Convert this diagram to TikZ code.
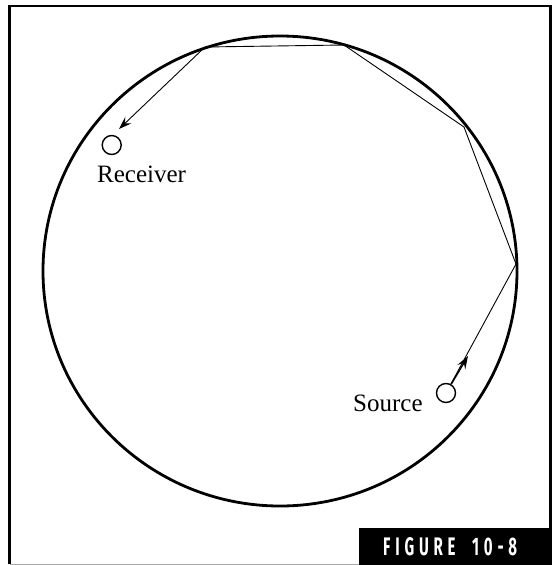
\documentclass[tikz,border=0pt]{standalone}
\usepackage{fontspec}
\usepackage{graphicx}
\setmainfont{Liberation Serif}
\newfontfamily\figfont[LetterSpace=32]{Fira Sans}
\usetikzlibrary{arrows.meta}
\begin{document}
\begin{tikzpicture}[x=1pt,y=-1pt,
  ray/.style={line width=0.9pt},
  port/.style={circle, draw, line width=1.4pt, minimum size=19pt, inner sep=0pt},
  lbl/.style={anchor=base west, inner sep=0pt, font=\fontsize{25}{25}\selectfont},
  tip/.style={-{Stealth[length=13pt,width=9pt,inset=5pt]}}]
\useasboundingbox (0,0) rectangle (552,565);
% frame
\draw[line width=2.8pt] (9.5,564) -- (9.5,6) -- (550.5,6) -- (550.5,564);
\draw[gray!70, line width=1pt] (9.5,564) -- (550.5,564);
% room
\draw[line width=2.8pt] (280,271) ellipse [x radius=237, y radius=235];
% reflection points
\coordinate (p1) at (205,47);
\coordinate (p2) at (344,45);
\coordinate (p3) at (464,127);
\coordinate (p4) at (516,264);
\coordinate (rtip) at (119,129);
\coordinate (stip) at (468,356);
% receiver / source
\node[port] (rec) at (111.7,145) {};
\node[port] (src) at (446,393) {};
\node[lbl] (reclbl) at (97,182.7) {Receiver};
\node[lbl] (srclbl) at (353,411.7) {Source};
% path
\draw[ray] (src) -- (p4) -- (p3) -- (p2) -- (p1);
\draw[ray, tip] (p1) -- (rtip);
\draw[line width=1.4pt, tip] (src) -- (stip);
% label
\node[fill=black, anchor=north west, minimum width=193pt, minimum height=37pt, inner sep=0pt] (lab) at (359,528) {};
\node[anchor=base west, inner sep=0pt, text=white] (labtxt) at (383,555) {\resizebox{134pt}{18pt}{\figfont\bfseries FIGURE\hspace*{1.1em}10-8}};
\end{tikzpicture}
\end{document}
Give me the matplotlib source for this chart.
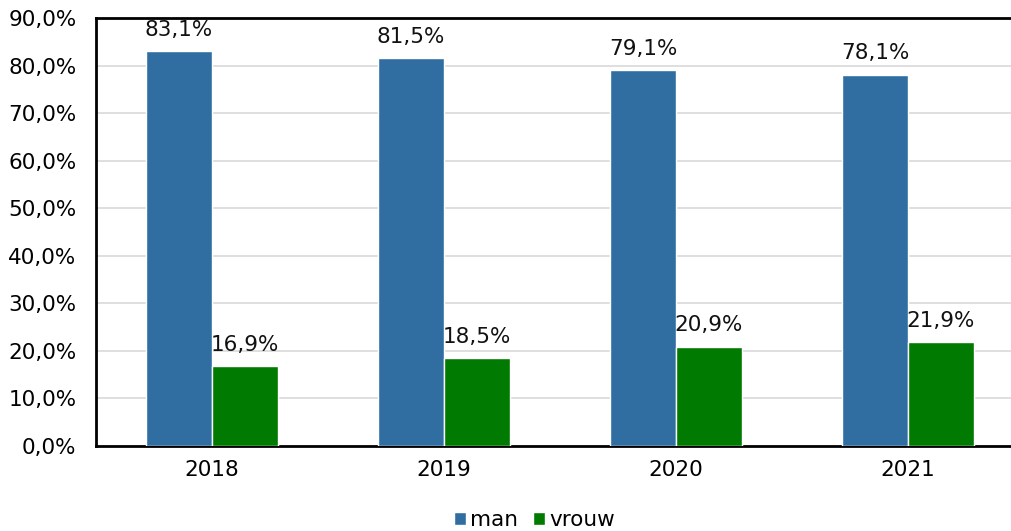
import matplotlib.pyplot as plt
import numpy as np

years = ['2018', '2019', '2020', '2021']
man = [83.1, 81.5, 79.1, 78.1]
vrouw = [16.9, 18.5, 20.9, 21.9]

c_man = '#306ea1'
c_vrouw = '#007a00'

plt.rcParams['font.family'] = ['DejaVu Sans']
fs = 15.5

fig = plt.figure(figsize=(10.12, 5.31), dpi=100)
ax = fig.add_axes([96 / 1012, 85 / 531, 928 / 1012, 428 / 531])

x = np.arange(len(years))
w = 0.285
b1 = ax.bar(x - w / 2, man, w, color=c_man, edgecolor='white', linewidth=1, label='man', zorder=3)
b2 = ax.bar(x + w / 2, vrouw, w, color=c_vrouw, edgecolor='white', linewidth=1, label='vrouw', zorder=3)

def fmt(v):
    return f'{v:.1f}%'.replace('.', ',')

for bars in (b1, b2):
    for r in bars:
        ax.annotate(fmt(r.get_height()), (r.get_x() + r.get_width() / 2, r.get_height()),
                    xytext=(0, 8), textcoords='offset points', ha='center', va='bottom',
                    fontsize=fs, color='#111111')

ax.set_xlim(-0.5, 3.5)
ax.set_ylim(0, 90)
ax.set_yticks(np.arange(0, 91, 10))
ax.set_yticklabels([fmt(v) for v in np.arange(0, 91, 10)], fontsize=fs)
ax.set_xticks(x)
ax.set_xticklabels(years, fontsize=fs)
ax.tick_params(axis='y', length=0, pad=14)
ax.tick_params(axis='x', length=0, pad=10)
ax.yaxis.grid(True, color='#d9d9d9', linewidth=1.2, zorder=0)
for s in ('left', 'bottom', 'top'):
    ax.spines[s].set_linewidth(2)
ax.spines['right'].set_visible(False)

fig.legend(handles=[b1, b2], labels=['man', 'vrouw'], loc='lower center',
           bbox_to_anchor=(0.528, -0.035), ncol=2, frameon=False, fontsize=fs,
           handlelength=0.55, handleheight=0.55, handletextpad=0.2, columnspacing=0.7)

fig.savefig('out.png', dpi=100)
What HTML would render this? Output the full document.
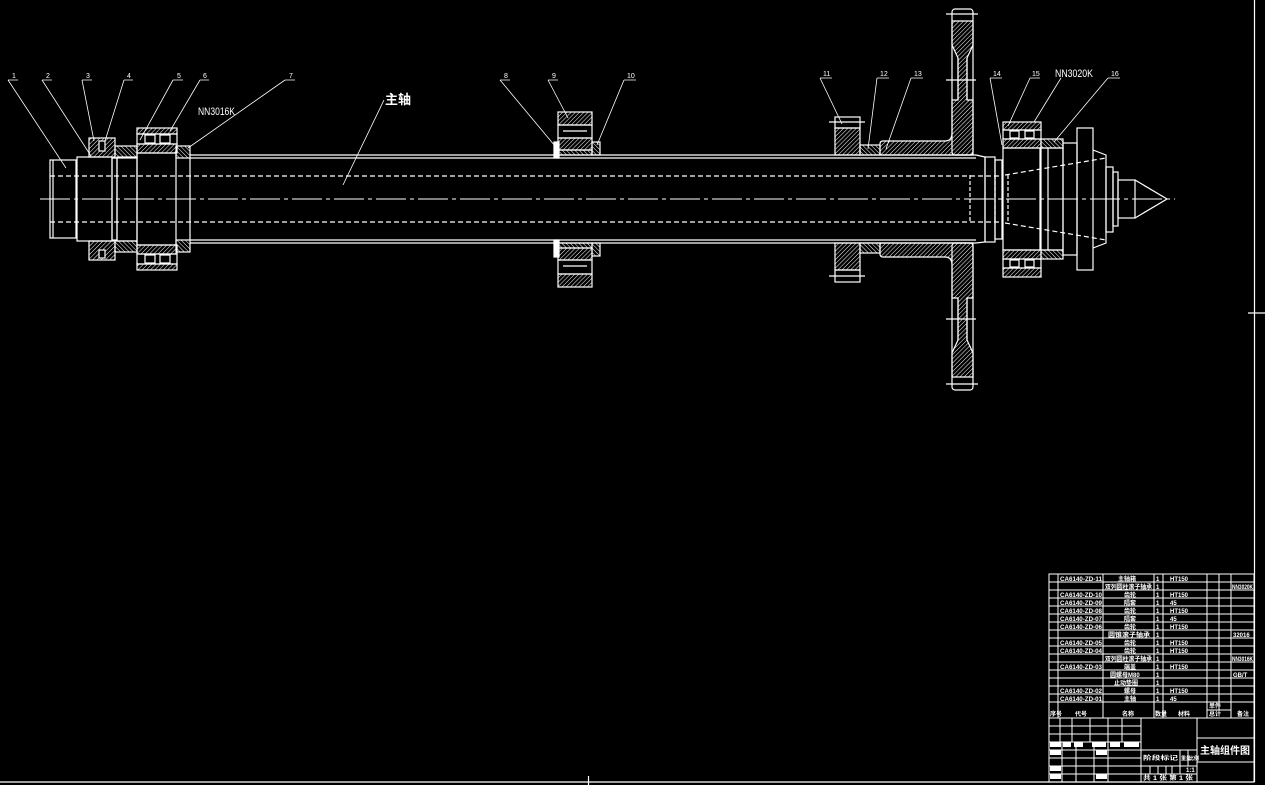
-=-=-=-=-
Identify which lines contain the word "this" and copy each one.

Convert this diagram to TikZ code.
Give me the matplotlib source for this chart.
What HTML would render this? Output the full document.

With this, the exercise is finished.